The plan was to fly to Britain, find the Duke of Hamilton and start negotiating a secret peace treaty that would neutralize Britain from the war. That would then enable Hitler to focus all of his resources on the invasion of the Soviet Union which was scheduled for spring 1941. Hess believed that after the encounter with Haushofer, Hamilton became sympathetic towards Nazi policy.
He wanted to convince the British that it was possible to develop spheres of interest and fight against Bolshevism through a non-aggression pact. Hess wanted to achieve an agreement that would leave continental Europe to Germany, while all British colonies would be left outside the interests of the Third Reich.
Hess finished his pilot training, and on May 10, 1941, he took off in secret, hoping to avoid the British radars. He was spotted by several stations in northern England and by the Spitfires of the 72nd Squadron, RAF, patrolling the coast. His plane ran out of fuel, so he ejected while being pursued by the RAF. On landing, he injured his leg and was then captured in Eaglesham, south of Glasgow, Scotland.
He claimed, using a false name, that he was to meet the Duke of Hamilton. His statement compromised Hamilton’s political career for he was suspected of treason. It was later revealed that Hamilton had never even met Hess during his stay in Germany and his name was cleared.

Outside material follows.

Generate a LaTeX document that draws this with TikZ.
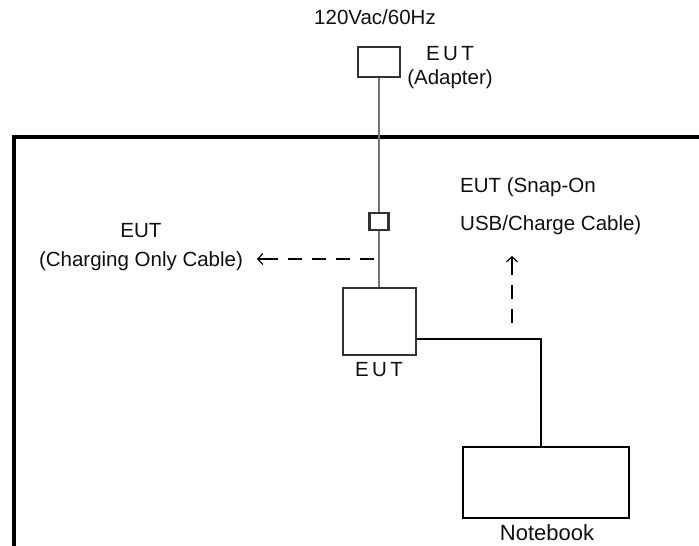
\documentclass[tikz,border=0pt]{standalone}
\usepackage{fontspec}
\setmainfont{Liberation Sans}
\usetikzlibrary{arrows.meta}
\definecolor{cablegray}{HTML}{747474}
\definecolor{boxgray}{HTML}{333333}
\definecolor{txt}{HTML}{101010}
\tikzset{
  unitbox/.style={draw=boxgray, line width=2.2pt, fill=white, inner sep=0pt},
  cable/.style={draw=cablegray, line width=2.8pt},
  wire/.style={draw=black, line width=2pt},
  dashwire/.style={draw=black, line width=2pt, dash pattern=on 14pt off 10pt},
  lbl/.style={text=txt, inner sep=0pt, font=\fontsize{20.5}{24}\selectfont},
  tipstyle/.style={-{Straight Barb[length=5pt,width=11pt,line width=1.2pt]}}
}
\begin{document}
\begin{tikzpicture}[x=1pt,y=-1pt]
\useasboundingbox (0,0) rectangle (699,546);
% outer frame
\draw[line width=4pt, line cap=rect] (14,548) -- (14,137) -- (701,137);
% units
\node[unitbox, minimum width=42pt, minimum height=30pt] (adapter) at (379,62) {};
\node[unitbox, minimum width=19pt, minimum height=17pt] (conn) at (379,221.5) {};
\node[unitbox, minimum width=73pt, minimum height=67pt] (eut) at (379.5,321.5) {};
\node[draw=black, line width=2pt, inner sep=0pt, minimum width=166pt, minimum height=71pt] (notebook) at (546,482.5) {};
% cables
\draw[cable] (adapter.south) -- (conn.north);
\draw[cable] (conn.south) -- (eut.north -| conn.south);
\coordinate (j) at (541,339);
\draw[wire] (eut.east |- j) -- (j) -- (notebook.north -| j);
% labels
\node[lbl] (mains) at (375,17) {120Vac/60Hz};
\node[lbl, align=center] (adlbl) at (450,68) {E\,U\,T\\(Adapter)};
\node[lbl, align=center, font=\fontsize{20.5}{29}\selectfont] (chlbl) at (141,247) {EUT\\(Charging Only Cable)};
\node[lbl, align=left, anchor=west, font=\fontsize{20.5}{38}\selectfont] (snaplbl) at (460,206) {EUT (Snap-On\\USB/Charge Cable)};
\node[lbl] (eutlbl) at (379,370) {E\,U\,T};
\node[lbl, font=\fontsize{22}{26}\selectfont] (nblbl) at (547,533) {Notebook};
% dashed pointers
\coordinate (hs) at (374,259);
\coordinate (he) at (257,259);
\draw[dashwire] (hs) -- (269,259);
\draw[line width=1.2pt, tipstyle] (269,259) -- (he);
\coordinate (vs) at (512,323);
\coordinate (ve) at (512,256);
\draw[dashwire] (vs) -- (512,268);
\draw[line width=1.2pt, tipstyle] (512,268) -- (ve);
\end{tikzpicture}
\end{document}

Hitler regarded Rudolf Hess’s action as treason, for he had absolutely no intention of making peace with the British. Goebbels participated in a propaganda campaign which denounced Hitler’s association with Hess. Members of Rudolf Hess’s staff were arrested. Among them were hundreds of astrologers, faith healers, and occultists who were all part of Hess’s clique, as he was deeply involved with all kinds of superstition. Martin Borman became Deputy Fuhrer, and he held that role until the end of the war.

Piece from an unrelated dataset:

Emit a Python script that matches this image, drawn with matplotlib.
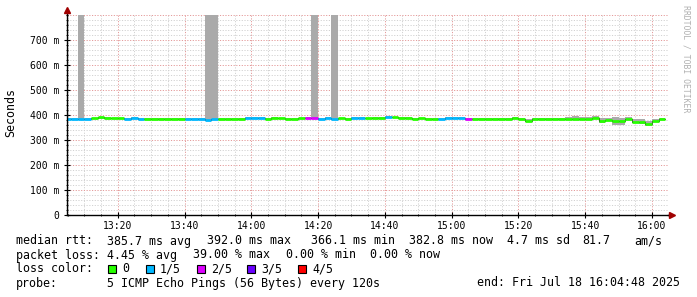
import matplotlib
matplotlib.use('Agg')
import matplotlib.pyplot as plt
from matplotlib.patches import Rectangle
from matplotlib.ticker import FixedLocator, MultipleLocator, FixedFormatter

# ---------------- data ----------------
# interval start times, minutes after 13:00 (2-minute steps, 13:04 .. 16:02)
step_start_min = list(range(4, 184, 2))
step_len_min = 2

median_ms = [385, 385, 384, 385, 387, 391, 390, 387, 387, 386,
             390, 386, 386, 385, 383, 385, 384, 385, 386, 386,
             384, 382, 384, 386, 386, 385, 386, 389, 390, 388,
             386, 389, 387, 386, 386, 387, 389, 387, 386, 389,
             386, 387, 386, 387, 388, 387, 389, 390, 392, 391,
             390, 389, 385, 387, 386, 385, 386, 387, 389, 387,
             383, 385, 386, 384, 385, 384, 386, 388, 386, 378,
             383, 385, 386, 385, 386, 384, 384, 383, 384, 390,
             375, 380, 378, 378, 386, 374, 372, 366, 378, 383]

loss_count = [1, 1, 1, 1, 0, 0, 0, 0, 0, 1,
              1, 1, 0, 0, 0, 0, 0, 0, 1, 1,
              1, 1, 1, 0, 0, 0, 0, 1, 1, 1,
              0, 0, 0, 0, 0, 0, 2, 2, 1, 1,
              1, 0, 0, 1, 1, 0, 0, 0, 1, 0,
              0, 0, 0, 0, 0, 0, 1, 1, 1, 1,
              2, 0, 0, 0, 0, 0, 0, 0, 0, 0,
              0, 0, 0, 0, 0, 0, 0, 0, 0, 0,
              0, 0, 0, 0, 0, 0, 0, 0, 0, 0]

smoke_lo_ms = [382, 382, 381, 382, 384, 386, 386, 384, 384, 383,
               385, 383, 383, 382, 380, 382, 381, 382, 383, 383,
               381, 379, 381, 383, 383, 382, 383, 385, 386, 385,
               383, 385, 384, 383, 383, 384, 385, 384, 383, 385,
               383, 384, 383, 384, 385, 384, 386, 387, 388, 388,
               387, 386, 382, 384, 383, 382, 383, 384, 386, 384,
               380, 382, 383, 381, 382, 381, 383, 385, 383, 372,
               380, 382, 383, 382, 383, 380, 380, 379, 380, 385,
               370, 375, 360, 362, 381, 368, 364, 358, 374, 380]

smoke_hi_ms = [389, 389, 950, 389, 390, 394, 393, 390, 390, 390,
               394, 390, 389, 388, 387, 389, 388, 389, 390, 390,
               388, 950, 950, 389, 389, 388, 389, 393, 394, 392,
               389, 392, 390, 389, 389, 390, 393, 950, 390, 393,
               950, 390, 389, 391, 392, 390, 392, 393, 396, 394,
               393, 392, 388, 390, 389, 388, 390, 391, 393, 391,
               388, 388, 389, 387, 388, 387, 389, 391, 389, 386,
               387, 388, 389, 388, 389, 392, 395, 393, 392, 396,
               388, 390, 392, 390, 392, 385, 383, 375, 384, 387]

loss_labels = ['0', '1/5', '2/5', '3/5', '4/5']
loss_colors = ['#26ff00', '#00b8ff', '#dd00ff', '#6a00ff', '#ff0000']

x_tick_min = [20, 40, 60, 80, 100, 120, 140, 160, 180]
x_tick_labels = ['13:20', '13:40', '14:00', '14:20', '14:40', '15:00', '15:20', '15:40', '16:00']
y_tick_s = [0, 0.1, 0.2, 0.3, 0.4, 0.5, 0.6, 0.7]
y_tick_labels = ['0', '100 m', '200 m', '300 m', '400 m', '500 m', '600 m', '700 m']

stats_rtt = ['385.7 ms avg', '392.0 ms max', '366.1 ms min', '382.8 ms now', '4.7 ms sd', '81.7', 'am/s']
stats_loss = ['4.45 % avg', '39.00 % max', '0.00 % min', '0.00 % now']
probe_text = '5 ICMP Echo Pings (56 Bytes) every 120s'
end_text = 'end: Fri Jul 18 16:04:48 2025'

# ---------------- figure ----------------
W, H = 697, 297
fig = plt.figure(figsize=(W / 100, H / 100), dpi=100, facecolor='white')
MONO = 'DejaVu Sans Mono'
FS = 8.4
AXFS = 7.0

def fx(px):
    return px / W

def fy(py):
    return 1 - py / H

ax = fig.add_axes([fx(67), fy(215), (668 - 67) / W, (215 - 15) / H])
ax.set_facecolor('white')
XMIN, XMAX = 4.8, 184.8
YMAX = 0.8
ax.set_xlim(XMIN, XMAX)
ax.set_ylim(0, YMAX)

# grid (drawn manually)
minor_c = '#d2d2d2'
major_c = '#e49a9a'
dot = (0, (1.2, 1.6))
for m in range(5, 185, 5):
    if XMIN < m < XMAX:
        c = major_c if m % 20 == 0 else minor_c
        ax.axvline(m, color=c, lw=0.7, ls=dot, zorder=0)
for i in range(1, 41):
    yv = i * 0.02
    c = major_c if i % 5 == 0 else minor_c
    ax.axhline(yv, color=c, lw=0.7, ls=dot, zorder=0)

# smoke
edges = step_start_min + [step_start_min[-1] + step_len_min]
lo = [v / 1000 for v in smoke_lo_ms]
hi = [v / 1000 for v in smoke_hi_ms]
ax.fill_between(edges, lo + [lo[-1]], hi + [hi[-1]], step='post',
                color='#aaaaaa', lw=0, zorder=2)

# median thin dark step line
med = [v / 1000 for v in median_ms]
ax.step(edges, med + [med[-1]], where='post', color='#202020', lw=0.6, zorder=3)

# median coloured by loss
for t, m, l in zip(step_start_min, med, loss_count):
    ax.hlines(m, t, t + step_len_min, color=loss_colors[l], lw=2.0,
              capstyle='butt', zorder=4)

# axes styling
for s in ['top', 'right']:
    ax.spines[s].set_visible(False)
for s in ['left', 'bottom']:
    ax.spines[s].set_color('black')
    ax.spines[s].set_linewidth(1.0)
    ax.spines[s].set_zorder(6)

ax.xaxis.set_major_locator(FixedLocator(x_tick_min))
ax.xaxis.set_major_formatter(FixedFormatter(x_tick_labels))
ax.xaxis.set_minor_locator(MultipleLocator(5))
ax.yaxis.set_major_locator(FixedLocator(y_tick_s))
ax.yaxis.set_major_formatter(FixedFormatter(y_tick_labels))
ax.yaxis.set_minor_locator(MultipleLocator(0.02))
ax.tick_params(axis='both', which='major', direction='inout', length=4, width=0.8,
               labelsize=AXFS, pad=3.5)
ax.tick_params(axis='both', which='minor', direction='inout', length=2, width=0.6)
ax.tick_params(axis='x', which='major', pad=2)
for lab in ax.get_xticklabels() + ax.get_yticklabels():
    lab.set_family(MONO)

# axis extensions and arrows
arrow_c = '#a00000'
ax.plot([XMIN, XMIN], [YMAX, YMAX * 1.015], color='black', lw=1.0, clip_on=False, zorder=6)
ax.plot([XMIN], [YMAX * 1.025], marker='^', color=arrow_c, ms=4.5, clip_on=False, zorder=7)
ax.plot([XMAX, XMAX + 0.3], [0, 0], color='black', lw=1.0, clip_on=False, zorder=6)
ax.plot([XMAX + 1.3], [0], marker='>', color=arrow_c, ms=4.5, clip_on=False, zorder=7)

# y label
fig.text(fx(11), fy(113), 'Seconds', rotation=90, family=MONO, size=FS,
         ha='center', va='center')
# watermark
fig.text(fx(686), fy(59), 'RRDTOOL / TOBI OETIKER', rotation=270, family=MONO,
         size=5.9, color='#b0b0b0', ha='center', va='center')

# legend / stats text
y1, y2, y3, y4 = 241, 255, 268.5, 283
fig.text(fx(16), fy(y1), 'median rtt:', family=MONO, size=FS, va='center')
for xp, s in zip([107, 207, 311, 409, 507, 582, 634], stats_rtt):
    fig.text(fx(xp), fy(y1), s, family=MONO, size=FS, va='center')
fig.text(fx(16), fy(y2), 'packet loss:', family=MONO, size=FS, va='center')
for xp, s in zip([107, 193, 286, 370], stats_loss):
    fig.text(fx(xp), fy(y2), s, family=MONO, size=FS, va='center')
fig.text(fx(16), fy(y3), 'loss color:', family=MONO, size=FS, va='center')
for bx, lbl, col in zip([108, 146, 197, 247, 298], loss_labels, loss_colors):
    fig.patches.append(Rectangle((fx(bx), fy(y3 + 4)), 8 / W, 8 / H,
                                 transform=fig.transFigure, facecolor=col,
                                 edgecolor='black', lw=0.8))
    fig.text(fx(bx + 14), fy(y3), lbl, family=MONO, size=FS, va='center')
fig.text(fx(16), fy(y4), 'probe:', family=MONO, size=FS, va='center')
fig.text(fx(107), fy(y4), probe_text, family=MONO, size=FS, va='center')
fig.text(fx(680), fy(y4), end_text, family=MONO, size=FS, va='center', ha='right')

fig.savefig('out.png', dpi=100, facecolor='white')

Meanwhile, Hess was in custody in Britain. He spent the rest of the war imprisoned in a mansion in Surrey where he was treated well but was forbidden to read the newspapers or listen to the radio. He was given psychiatric treatment and was diagnosed as suffering from hypochondria and paranoia.
After the war, he went on trial in Nuremberg and was sentenced to life in prison which he spent in Spandau Prison, Germany.